→ **WHAT YOU NEED TO DO**
Only the number is wanted: how many lines hold the word "React"?
* start *
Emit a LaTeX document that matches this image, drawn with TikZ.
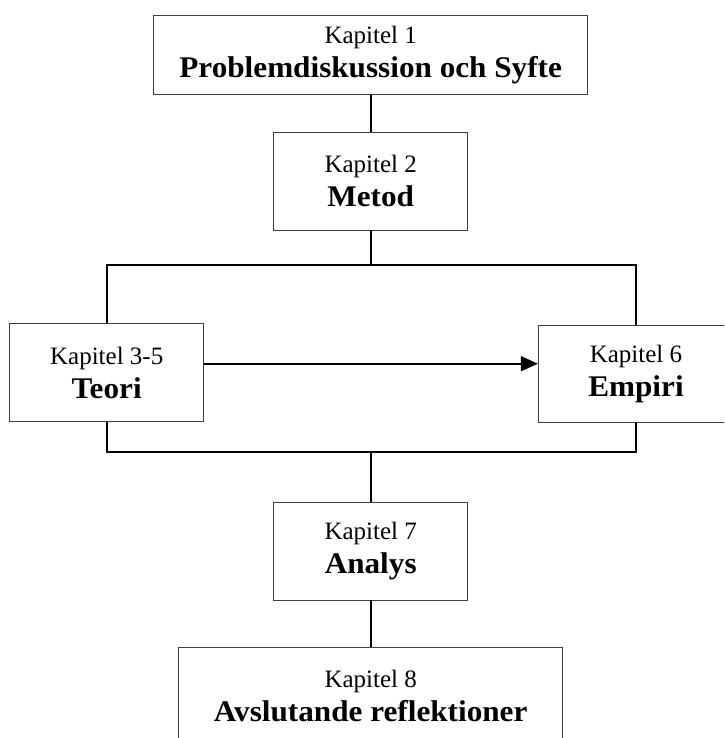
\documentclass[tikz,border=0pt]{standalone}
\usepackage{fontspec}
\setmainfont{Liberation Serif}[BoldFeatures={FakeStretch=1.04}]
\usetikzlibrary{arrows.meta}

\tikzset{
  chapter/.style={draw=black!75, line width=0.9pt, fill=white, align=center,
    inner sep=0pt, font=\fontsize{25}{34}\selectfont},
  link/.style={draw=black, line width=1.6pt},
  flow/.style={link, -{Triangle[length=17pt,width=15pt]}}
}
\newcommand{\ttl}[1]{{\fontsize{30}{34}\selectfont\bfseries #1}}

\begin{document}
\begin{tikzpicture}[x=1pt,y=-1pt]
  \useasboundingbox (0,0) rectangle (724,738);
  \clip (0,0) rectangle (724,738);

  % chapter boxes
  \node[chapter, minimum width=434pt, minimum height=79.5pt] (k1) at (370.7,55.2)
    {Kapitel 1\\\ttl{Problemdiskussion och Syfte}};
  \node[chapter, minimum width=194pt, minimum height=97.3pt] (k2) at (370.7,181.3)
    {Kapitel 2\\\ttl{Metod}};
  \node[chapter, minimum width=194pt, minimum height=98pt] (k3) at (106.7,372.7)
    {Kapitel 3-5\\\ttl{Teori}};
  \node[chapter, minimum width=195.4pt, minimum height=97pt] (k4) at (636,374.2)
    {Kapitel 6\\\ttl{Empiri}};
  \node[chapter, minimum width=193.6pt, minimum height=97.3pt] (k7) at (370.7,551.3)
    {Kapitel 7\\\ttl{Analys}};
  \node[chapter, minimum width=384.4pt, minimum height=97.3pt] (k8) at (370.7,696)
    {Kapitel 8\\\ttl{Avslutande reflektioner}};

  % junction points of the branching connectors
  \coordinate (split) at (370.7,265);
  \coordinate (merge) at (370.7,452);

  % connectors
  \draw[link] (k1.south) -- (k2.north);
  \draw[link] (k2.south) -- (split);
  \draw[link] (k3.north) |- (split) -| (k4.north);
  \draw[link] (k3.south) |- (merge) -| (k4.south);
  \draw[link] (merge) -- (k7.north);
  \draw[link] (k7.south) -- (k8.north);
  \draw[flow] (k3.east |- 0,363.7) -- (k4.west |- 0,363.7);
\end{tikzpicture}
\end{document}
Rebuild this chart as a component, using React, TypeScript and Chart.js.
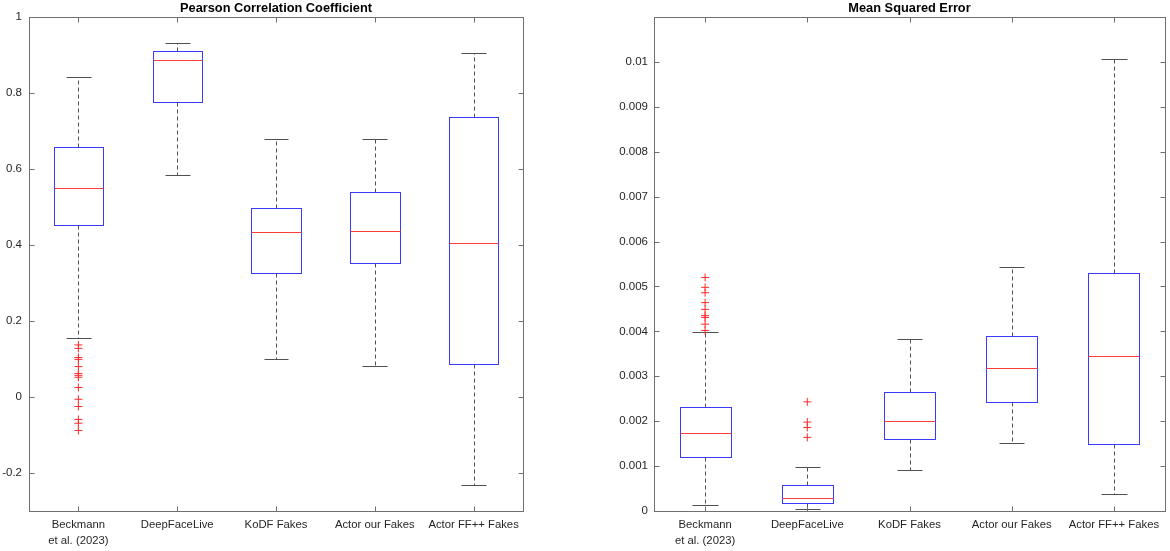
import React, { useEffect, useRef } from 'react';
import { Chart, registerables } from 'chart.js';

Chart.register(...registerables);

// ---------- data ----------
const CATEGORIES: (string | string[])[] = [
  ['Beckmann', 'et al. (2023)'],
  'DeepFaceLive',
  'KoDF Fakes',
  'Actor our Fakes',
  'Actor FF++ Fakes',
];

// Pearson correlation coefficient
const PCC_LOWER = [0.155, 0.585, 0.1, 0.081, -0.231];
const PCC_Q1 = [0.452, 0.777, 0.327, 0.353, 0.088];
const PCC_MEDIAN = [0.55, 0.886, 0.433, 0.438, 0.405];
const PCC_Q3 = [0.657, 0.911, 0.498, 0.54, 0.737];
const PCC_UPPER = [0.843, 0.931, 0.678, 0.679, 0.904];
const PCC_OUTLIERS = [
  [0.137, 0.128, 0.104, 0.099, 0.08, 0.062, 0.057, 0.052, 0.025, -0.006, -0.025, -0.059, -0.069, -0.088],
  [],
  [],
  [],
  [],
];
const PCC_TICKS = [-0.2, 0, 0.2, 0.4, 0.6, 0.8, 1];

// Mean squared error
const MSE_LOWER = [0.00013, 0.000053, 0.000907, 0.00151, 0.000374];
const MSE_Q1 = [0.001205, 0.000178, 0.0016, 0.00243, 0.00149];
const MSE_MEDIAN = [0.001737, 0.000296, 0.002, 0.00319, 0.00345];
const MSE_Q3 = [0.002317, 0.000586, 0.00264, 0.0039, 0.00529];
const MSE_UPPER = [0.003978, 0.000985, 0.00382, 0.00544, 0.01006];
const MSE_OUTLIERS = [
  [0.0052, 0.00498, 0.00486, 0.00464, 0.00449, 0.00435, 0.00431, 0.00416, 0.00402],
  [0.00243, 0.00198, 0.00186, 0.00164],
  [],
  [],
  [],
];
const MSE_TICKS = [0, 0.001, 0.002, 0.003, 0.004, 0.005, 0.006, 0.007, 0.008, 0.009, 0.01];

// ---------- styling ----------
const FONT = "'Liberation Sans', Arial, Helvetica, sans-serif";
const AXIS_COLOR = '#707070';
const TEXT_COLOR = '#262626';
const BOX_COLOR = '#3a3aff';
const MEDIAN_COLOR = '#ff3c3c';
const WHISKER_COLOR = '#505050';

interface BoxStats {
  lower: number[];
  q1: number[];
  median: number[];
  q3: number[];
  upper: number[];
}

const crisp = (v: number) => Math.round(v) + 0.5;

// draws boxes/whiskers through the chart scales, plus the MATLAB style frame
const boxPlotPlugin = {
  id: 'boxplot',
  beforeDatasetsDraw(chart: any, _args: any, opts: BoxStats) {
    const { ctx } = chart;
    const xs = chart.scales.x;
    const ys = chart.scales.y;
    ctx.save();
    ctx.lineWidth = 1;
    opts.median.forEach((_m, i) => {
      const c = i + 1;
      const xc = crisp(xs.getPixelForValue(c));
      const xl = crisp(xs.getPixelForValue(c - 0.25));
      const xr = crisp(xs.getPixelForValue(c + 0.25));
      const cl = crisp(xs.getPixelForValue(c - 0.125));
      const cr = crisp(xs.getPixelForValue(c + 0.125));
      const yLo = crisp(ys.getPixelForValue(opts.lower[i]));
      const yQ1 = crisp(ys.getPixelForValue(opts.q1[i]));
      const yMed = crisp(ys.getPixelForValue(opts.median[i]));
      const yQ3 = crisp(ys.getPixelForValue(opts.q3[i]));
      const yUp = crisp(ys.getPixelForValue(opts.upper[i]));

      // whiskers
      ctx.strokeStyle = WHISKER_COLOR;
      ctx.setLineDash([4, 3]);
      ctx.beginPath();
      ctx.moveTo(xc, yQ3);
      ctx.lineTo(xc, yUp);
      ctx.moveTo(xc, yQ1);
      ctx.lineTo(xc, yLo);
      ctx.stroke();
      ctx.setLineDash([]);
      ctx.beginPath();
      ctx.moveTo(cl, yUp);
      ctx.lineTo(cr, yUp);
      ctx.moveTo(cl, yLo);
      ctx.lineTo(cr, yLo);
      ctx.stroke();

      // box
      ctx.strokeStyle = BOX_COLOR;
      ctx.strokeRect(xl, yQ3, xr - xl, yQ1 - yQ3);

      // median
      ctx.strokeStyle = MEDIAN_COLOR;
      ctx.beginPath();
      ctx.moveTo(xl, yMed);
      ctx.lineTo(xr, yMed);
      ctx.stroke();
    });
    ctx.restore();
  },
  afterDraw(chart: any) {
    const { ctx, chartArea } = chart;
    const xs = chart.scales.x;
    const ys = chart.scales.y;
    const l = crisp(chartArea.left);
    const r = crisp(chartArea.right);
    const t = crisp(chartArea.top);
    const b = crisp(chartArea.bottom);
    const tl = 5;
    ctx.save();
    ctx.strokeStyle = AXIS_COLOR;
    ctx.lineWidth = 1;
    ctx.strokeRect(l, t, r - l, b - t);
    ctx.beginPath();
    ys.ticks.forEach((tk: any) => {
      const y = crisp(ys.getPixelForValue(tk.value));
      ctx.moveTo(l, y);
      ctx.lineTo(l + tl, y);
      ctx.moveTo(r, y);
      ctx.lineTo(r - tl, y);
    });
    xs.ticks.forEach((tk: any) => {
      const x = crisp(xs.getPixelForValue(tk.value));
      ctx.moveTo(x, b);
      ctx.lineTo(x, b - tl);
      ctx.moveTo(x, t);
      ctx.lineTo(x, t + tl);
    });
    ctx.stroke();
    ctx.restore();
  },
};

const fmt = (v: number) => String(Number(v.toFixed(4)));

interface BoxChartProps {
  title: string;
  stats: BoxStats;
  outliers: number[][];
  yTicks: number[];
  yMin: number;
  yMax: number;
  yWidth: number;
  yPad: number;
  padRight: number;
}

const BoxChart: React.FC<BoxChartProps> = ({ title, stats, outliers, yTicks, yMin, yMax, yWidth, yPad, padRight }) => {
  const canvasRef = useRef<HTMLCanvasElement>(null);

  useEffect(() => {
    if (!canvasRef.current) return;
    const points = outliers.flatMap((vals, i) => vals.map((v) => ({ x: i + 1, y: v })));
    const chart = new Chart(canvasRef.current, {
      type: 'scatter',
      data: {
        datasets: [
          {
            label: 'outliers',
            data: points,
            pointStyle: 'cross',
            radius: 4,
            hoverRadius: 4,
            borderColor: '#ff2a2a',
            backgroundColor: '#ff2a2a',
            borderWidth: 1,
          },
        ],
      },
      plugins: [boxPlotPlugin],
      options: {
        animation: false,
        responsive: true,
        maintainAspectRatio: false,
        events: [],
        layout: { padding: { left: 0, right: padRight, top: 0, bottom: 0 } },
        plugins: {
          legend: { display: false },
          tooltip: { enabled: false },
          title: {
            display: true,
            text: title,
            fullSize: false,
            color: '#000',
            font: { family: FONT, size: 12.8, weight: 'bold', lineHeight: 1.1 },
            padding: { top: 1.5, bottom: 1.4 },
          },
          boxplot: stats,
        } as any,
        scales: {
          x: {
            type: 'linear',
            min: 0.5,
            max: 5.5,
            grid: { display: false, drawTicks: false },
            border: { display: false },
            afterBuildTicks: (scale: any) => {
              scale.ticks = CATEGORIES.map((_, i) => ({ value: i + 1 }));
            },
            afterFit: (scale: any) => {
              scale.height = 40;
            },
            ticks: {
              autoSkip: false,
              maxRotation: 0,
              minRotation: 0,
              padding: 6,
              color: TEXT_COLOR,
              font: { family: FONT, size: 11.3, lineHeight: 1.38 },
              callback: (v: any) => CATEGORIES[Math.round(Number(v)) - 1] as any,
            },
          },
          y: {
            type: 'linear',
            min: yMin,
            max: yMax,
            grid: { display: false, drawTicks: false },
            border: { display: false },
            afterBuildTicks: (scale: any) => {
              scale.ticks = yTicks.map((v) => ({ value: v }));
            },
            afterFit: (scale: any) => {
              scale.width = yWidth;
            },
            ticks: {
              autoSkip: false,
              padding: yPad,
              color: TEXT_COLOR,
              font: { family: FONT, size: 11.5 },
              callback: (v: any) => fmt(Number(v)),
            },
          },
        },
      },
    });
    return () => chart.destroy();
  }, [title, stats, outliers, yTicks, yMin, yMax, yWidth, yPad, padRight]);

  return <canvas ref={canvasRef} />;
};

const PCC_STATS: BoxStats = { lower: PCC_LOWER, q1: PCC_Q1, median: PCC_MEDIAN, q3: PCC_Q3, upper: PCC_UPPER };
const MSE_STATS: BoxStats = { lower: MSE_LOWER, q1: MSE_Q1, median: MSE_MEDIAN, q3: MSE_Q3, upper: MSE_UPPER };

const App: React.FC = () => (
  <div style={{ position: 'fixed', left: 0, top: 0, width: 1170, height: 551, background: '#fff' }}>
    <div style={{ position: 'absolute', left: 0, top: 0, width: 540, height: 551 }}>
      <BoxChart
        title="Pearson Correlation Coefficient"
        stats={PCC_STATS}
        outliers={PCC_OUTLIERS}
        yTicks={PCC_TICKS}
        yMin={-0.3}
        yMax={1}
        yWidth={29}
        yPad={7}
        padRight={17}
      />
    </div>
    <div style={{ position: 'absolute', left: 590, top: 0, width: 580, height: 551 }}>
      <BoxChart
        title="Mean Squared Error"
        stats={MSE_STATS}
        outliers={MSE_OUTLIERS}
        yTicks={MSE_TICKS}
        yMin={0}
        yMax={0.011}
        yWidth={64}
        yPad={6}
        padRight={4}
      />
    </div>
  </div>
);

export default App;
* end *
→ **WRITTEN REPLY**
4